Acts 27:31

ESV Paul said to the centurion and the soldiers, “Unless these men stay in the ship, you cannot be saved.”
NIV Then Paul said to the centurion and the soldiers, 'Unless these men stay with the ship, you cannot be saved.'
NASB Paul said to the centurion and the soldiers, 'Unless these men remain on the ship, you yourselves cannot be saved.'
CSB Paul said to the centurion and the soldiers, "Unless these men stay in the ship, you cannot be saved."
NLT But Paul said to the commanding officer and the soldiers, 'You will all die unless the sailors stay aboard.'
KJV Paul said to the centurion and to the soldiers, Except these abide in the ship, ye cannot be saved.

What does Acts 27:31 mean?

Julius is a centurion of the Augustan Cohort. He and his soldiers are charged with bringing a collection of prisoners from Caesarea Maritima to Rome. At least one of them, Paul, is going because he has appealed his case to Caesar and will face Caesar's court. Despite Paul's prisoner status, Julius respects Paul; when they reached Sidon, Julius allowed Paul's friends there to see to his needs (Acts 27:1–3).

Julius, his soldiers, Paul, and Paul's friends Luke and Aristarchus boarded an Alexandrian ship on the southwestern coast of modern-day Turkey to sail across the open waters of the Mediterranean Sea to Rome. Since they boarded, the weather has been uncooperative. Faced with winds from the northwest, they barely managed to make the southern coastline of Crete where the tall mountain ranges protected them. They reached the port city of Fair Havens which, despite its name, does not have a harbor protected enough to spend the winter (Acts 27:5–8).

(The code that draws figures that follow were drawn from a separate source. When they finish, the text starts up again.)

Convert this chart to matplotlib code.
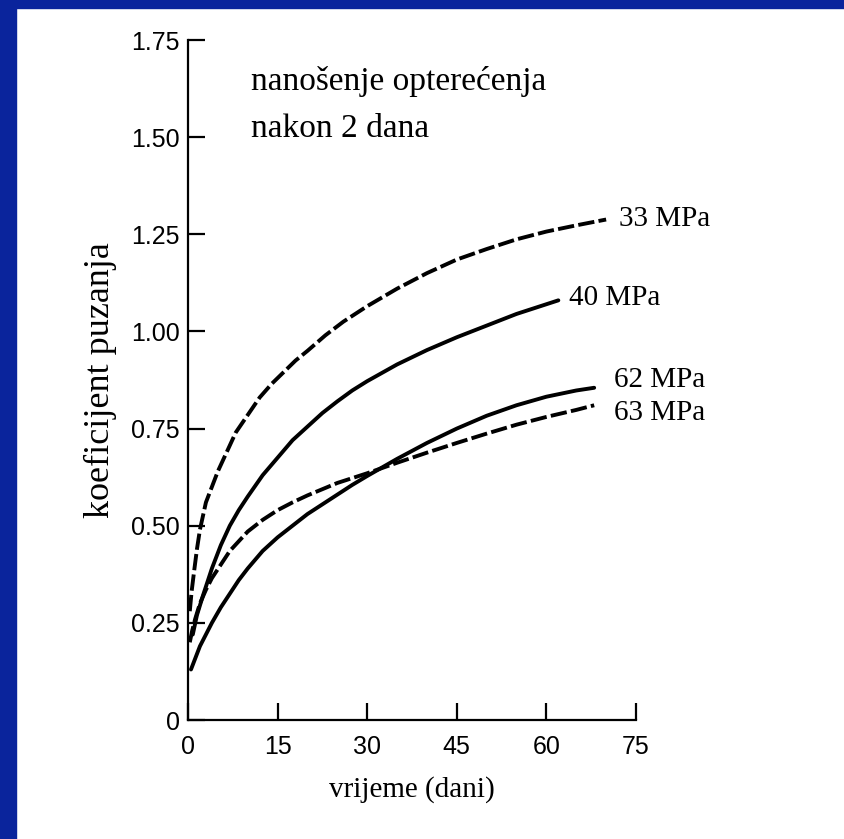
import matplotlib.pyplot as plt
from matplotlib import font_manager
from matplotlib.patches import Rectangle

# creep coefficient vs time
days_33 = [0.3, 0.6, 1, 1.5, 2, 3, 4, 5, 6.5, 8, 10, 12, 14, 16, 18, 20, 23, 26, 30, 35, 40, 45, 50, 55, 60, 65, 70]
creep_33 = [0.28, 0.33, 0.38, 0.44, 0.49, 0.56, 0.60, 0.64, 0.69, 0.74, 0.785, 0.83, 0.865, 0.895, 0.925,
            0.95, 0.99, 1.025, 1.065, 1.11, 1.15, 1.185, 1.212, 1.237, 1.257, 1.273, 1.288]

days_40 = [0.8, 1.5, 2.5, 4, 5.5, 7, 8.5, 10, 12.5, 15, 17.5, 20, 22.5, 25, 27.5, 30, 35, 40, 45, 50, 55, 60, 62]
creep_40 = [0.22, 0.27, 0.32, 0.39, 0.45, 0.50, 0.54, 0.575, 0.63, 0.675, 0.72, 0.755, 0.79, 0.82, 0.848,
            0.872, 0.915, 0.952, 0.985, 1.015, 1.045, 1.07, 1.08]

days_62 = [0.5, 1, 2, 3, 4, 5.5, 7, 8.5, 10, 12.5, 15, 17.5, 20, 22.5, 25, 27.5, 30, 35, 40, 45, 50, 55, 60, 65, 68]
creep_62 = [0.13, 0.15, 0.19, 0.22, 0.25, 0.29, 0.325, 0.36, 0.39, 0.435, 0.47, 0.50, 0.53, 0.555, 0.58,
            0.605, 0.628, 0.672, 0.713, 0.75, 0.783, 0.81, 0.832, 0.848, 0.855]

days_63 = [0.3, 0.7, 1.2, 2, 3, 4, 5.5, 7, 8.5, 10, 12.5, 15, 17.5, 20, 25, 30, 35, 40, 45, 50, 55, 60, 65, 68]
creep_63 = [0.20, 0.23, 0.26, 0.30, 0.335, 0.365, 0.40, 0.435, 0.46, 0.485, 0.515, 0.54, 0.56, 0.578, 0.61,
            0.635, 0.662, 0.688, 0.713, 0.737, 0.76, 0.78, 0.798, 0.81]

x_ticks = [0, 15, 30, 45, 60, 75]
y_ticks = [0, 0.25, 0.50, 0.75, 1.00, 1.25, 1.50, 1.75]
y_tick_labels = ["0", "0.25", "0.50", "0.75", "1.00", "1.25", "1.50", "1.75"]

serif = ["Liberation Serif", "DejaVu Serif"]

# narrow sans for the tick numbers if one is installed
names = {f.name for f in font_manager.fontManager.ttflist}
narrow = "Liberation Sans Narrow" if "Liberation Sans Narrow" in names else "Liberation Sans"

fig = plt.figure(figsize=(8.44, 8.39), dpi=100)
fig.patch.set_facecolor("white")
# slide background strips
fig.patches.append(Rectangle((0, 0), 16 / 844, 1, transform=fig.transFigure, color="#0a249c", zorder=0))
fig.patches.append(Rectangle((0, 1 - 8 / 839), 1, 8 / 839, transform=fig.transFigure, color="#0a249c", zorder=0))

ax = fig.add_axes([188 / 844, 1 - 720 / 839, 448 / 844, 680 / 839])
ax.set_xlim(0, 75)
ax.set_ylim(0, 1.75)

lw = 2.8
ax.plot(days_33, creep_33, color="black", lw=lw, dashes=(4.2, 1.1), clip_on=False)
ax.plot(days_40, creep_40, color="black", lw=lw, solid_capstyle="round", clip_on=False)
ax.plot(days_62, creep_62, color="black", lw=lw, solid_capstyle="round", clip_on=False)
ax.plot(days_63, creep_63, color="black", lw=lw, dashes=(4.2, 1.1), clip_on=False)

label_kw = dict(fontsize=21, family=serif, va="center", ha="left", clip_on=False)
ax.text(72.2, 1.29, "33 MPa", **label_kw)
ax.text(63.8, 1.085, "40 MPa", **label_kw)
ax.text(71.4, 0.874, "62 MPa", **label_kw)
ax.text(71.4, 0.789, "63 MPa", **label_kw)

ax.text(10.5, 1.621, "nanošenje opterećenja", fontsize=24, family=serif, va="baseline", ha="left")
ax.text(10.5, 1.50, "nakon 2 dana", fontsize=24, family=serif, va="baseline", ha="left")

for side in ["top", "right"]:
    ax.spines[side].set_visible(False)
for side in ["left", "bottom"]:
    ax.spines[side].set_linewidth(1.6)

ax.set_xticks(x_ticks)
ax.set_yticks(y_ticks)
ax.set_yticklabels(y_tick_labels)
ax.tick_params(direction="in", length=12, width=1.6)
ax.tick_params(axis="x", pad=11)
ax.tick_params(axis="y", pad=6)
for lab in ax.get_xticklabels() + ax.get_yticklabels():
    lab.set_family(narrow)
    lab.set_fontsize(18)

ax.set_xlabel("vrijeme (dani)", family=serif, fontsize=21, labelpad=12)
ax.set_ylabel("koeficijent puzanja", family=serif, fontsize=26, labelpad=10)

plt.savefig("out.png", dpi=100)
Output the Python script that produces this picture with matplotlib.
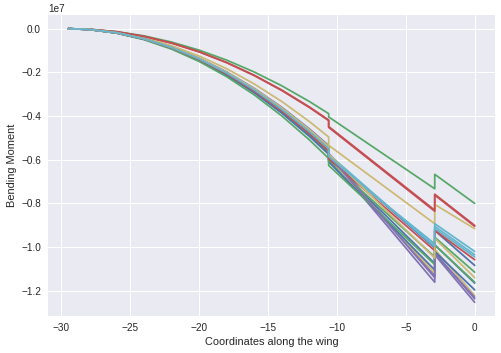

As the ship's owner and pilot discussed what they should do, Paul interjected himself into the conversation. He warned them that if they left Fair Havens they would lose the ship, the cargo, and the lives of everyone onboard. The centurion trusted the owner and pilot; the sailors chose to sail a little farther west to Phoenix which has two good harbors. They had barely set sail before the winds shifted and blew them away from the island and into a typhoon-like storm (Acts 27:9–15).

Not long after the ship entered the storm, the crew realized the lifeboat, which typically is towed behind the ship, was in danger of swamping and sinking. They struggled to pull it up to the deck and fastened it to the bow of the ship (Acts 27:16–17). It has now been fourteen days of wind, waves, and negligible visibility. Paul has apparently been praying because God has told him although the ship and cargo will be lost everyone will live (Acts 27:21–26). The crew finally realizes they are nearing land, but it is night; they can tell where the land is, but they can't tell if there are rocks or reefs between the ship and the shore. They have lowered the anchors in the stern to keep the ship from going forward. Now they pretend to lower the anchors in the bow to keep the waves from spinning the ship around. Instead, they're lowering the lifeboat to escape (Acts 27:27–30).

Julius had sided with the ship's owner and pilot in Fair Havens, but he's done humoring them now. When Paul warns him of the crew's scheme, Julius sends his solders to cut the boat loose and force the crew to stay. Paul encourages everyone to eat, and the crew manages to get the ship close enough to the shore for everyone to get to safety (Acts 27:32–44).

This passage suggests some interesting questions about God's promises and human actions. Two years prior, God had promised Paul he would get to Rome (Acts 23:11). Why did Paul warn that everyone onboard would die? Was his warning informed by God's revelation or by his extensive travel experience—he had been shipwrecked three times and spent a night adrift (2 Corinthians 11:25). And how does his second warning—that the ship and cargo would be lost but all lives would be saved—fit with his warning here that if Julius doesn't act, he and the soldiers will die?

In the first instance, it appears Paul gave a general warning based on his experience. Surely, he trusted God's promise that he would get to Rome, whether because of the actions of the crew or because of God's supernatural intervention (Acts 8:39). In this second instance, God promised Paul everyone would live, but the fulfillment of His promise involved the actions of the soldiers—which God foreordained. The passengers will die if the crew abandons ship, but God has plans to prevent it.